Although the concept itself was hardly unfamiliar, the only part of the book that really seemed foreign to me was the assertion that, once a leadership team has decided on a strategy, it then becomes their responsibility to put into place a culture and a reward system that will motivate employees to act in alignment with that strategy.  Here was a point of view that went against the grain of what I believed and experienced.  At one level, I’m not sure that culture is so malleable that it can be designed and created by management fiat.  Managers might be able to emphasize certain aspects of an organization’s culture that align with the strategy.  Or managers might be able to leverage certain aspects of the culture.  They might even be able to tweak certain aspects, bringing in a new value or practice so long as it isn’t contrary to currently held values of the culture.  But “creating” a culture to support a strategy seems massively difficult if not entirely beyond what’s possible for most organizations.

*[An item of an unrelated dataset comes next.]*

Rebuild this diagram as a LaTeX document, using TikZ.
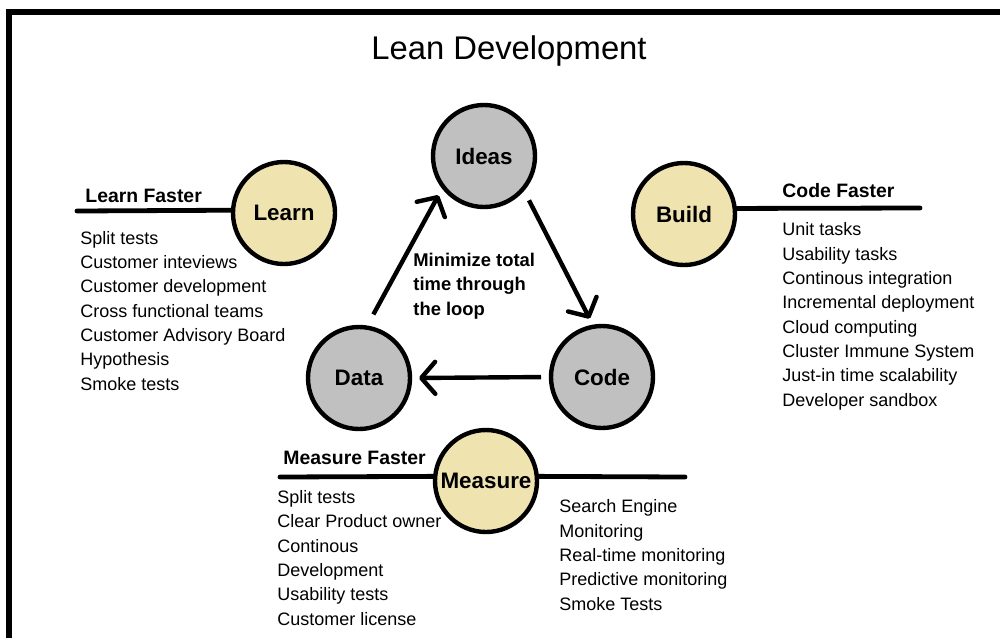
\documentclass[tikz,border=0pt]{standalone}
\usepackage{fontspec}
\setmainfont{Liberation Sans}
\usetikzlibrary{arrows.meta, positioning}
\definecolor{loopgray}{HTML}{C0C0C0}
\definecolor{stagesand}{HTML}{EFE3AF}

\begin{document}
\begin{tikzpicture}[
    x=0.5pt, y=-0.5pt,
    stage/.style={circle, draw, line width=2.2pt, minimum size=51pt, inner sep=0pt, font=\fontsize{11.2}{13}\selectfont\bfseries},
    loopstage/.style={stage, fill=loopgray},
    fasterstage/.style={stage, fill=stagesand},
    heading/.style={inner sep=0pt, anchor=base west, font=\fontsize{9.7}{12}\selectfont\bfseries},
    % lists are placed by the baseline of their last line
    items/.style={inner sep=0pt, anchor=base west, align=left, font=\fontsize{9}{12.15}\selectfont},
    arrow/.style={-{Straight Barb[length=7pt, width=16pt, round]}, line width=2.2pt},
    bar/.style={line width=2.4pt, line cap=round}
]
\useasboundingbox (0,0) rectangle (1000,638);

% frame, open at the right and bottom
\draw[line width=2.9pt] (9,638) -- (9,12) -- (1000,12);

\node (title) [anchor=base, inner sep=0pt, font=\fontsize{16.4}{20}\selectfont] at (509,59) {Lean Development};

% the loop
\node (ideas) [loopstage] at (484,156) {Ideas};
\node (code) [loopstage] at (602,377) {Code};
\node (data) [loopstage] at (359,378) {Data};

\draw[arrow, shorten <=6.3pt, shorten >=3.7pt] (data.81) -- (ideas.218);
\draw[arrow, shorten <=5.3pt, shorten >=3.4pt] (ideas.319) -- (code.100);
\draw[arrow, shorten <=3.9pt, shorten >=3.4pt] (code.west) -- (data.east);

\node (goal) [items, font=\fontsize{9.2}{12.1}\selectfont\bfseries] at (413,315) {Minimize total\\time through\\the loop};

% learn
\node (learn) [fasterstage] at (284,213) {Learn};
\coordinate (learnend) at (77,211);
\draw[bar] (learnend) -- (learn.177);
\node (learnhead) [heading] at (85,202) {Learn Faster};
\node (learnlist) [items] at (80,390) {Split tests\\Customer inteviews\\Customer development\\Cross functional teams\\Customer Advisory Board\\Hypothesis\\Smoke tests};

% build
\node (build) [fasterstage] at (684,214) {Build};
\coordinate (buildend) at (920,208);
\draw[bar] (build.6.5) -- (buildend);
\node (buildhead) [heading] at (782,197) {Code Faster};
\node (buildlist) [items] at (782,406) {Unit tasks\\Usability tasks\\Continous integration\\Incremental deployment\\Cloud computing\\Cluster Immune System\\Just-in time scalability\\Developer sandbox};

% measure
\node (measure) [fasterstage] at (486,481) {Measure};
\coordinate (measleft) at (280,477);
\coordinate (measright) at (685,477);
\draw[bar] (measleft) -- (measure.175);
\draw[bar] (measure.5) -- (measright);
\node (meashead) [heading] at (283,464) {Measure Faster};
\node (measlist) [items] at (277,625) {Split tests\\Clear Product owner\\Continous\\Development\\Usability tests\\Customer license};
\node (monlist) [items] at (559,610) {Search Engine\\Monitoring\\Real-time monitoring\\Predictive monitoring\\Smoke Tests};
\end{tikzpicture}
\end{document}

At another level, I chaffed against the idea that management had to put into place a reward system that would “motivate employees” to act in concert with the strategy.  I understand that, in many organizations, this arrangement goes without saying.  And surely, no one would think that rewarding behavior that went against the strategy was anything but foolish.  But my experience at Gore suggested that there could be another way—one that could tap into the intrinsic motivation of satisfying work well done, in collaboration with respected colleagues, and allow self-motivation to drive responsible behavior, rather than management having to put into place the right carrots and the right sticks.  Is that too idealistic?  Too impractical in the large organizations that dominate our understanding of corporate life?  I am not so much an idealist that I think every company should be like Gore.  Nor am I so impractical that I don’t understand the rationality behind the dominant ways of organizing.  Nevertheless, the fact of my own experience remains unchanged.  At least for some, things can be different.

I do not hold Gore up as an example of a perfect organization.  It is not perfect. Like all organizations, it is made up of people with the full spectrum of human strength and frailty.  Bill and Vieve Gore were not so much idealistic as they were pragmatic.  They took the human condition as it was, and sought, not perfection, but improvement.  The Gore’s culture begins with a very positive view of the potential of frail human beings to be thoughtful, to be creative, to be competent, to want to make a contribution through their work.  Not that all people will be that way.  But that, in the right environment, they have that potential.  Not all organizations can, nor possibly should, try to “be” Gore.  But I do believe that many organizations can create more productive environments by reflecting on how some Gore values and practices might mesh with or extend their current cultures. That, at least, is the orientation I plan to take in my work with the students.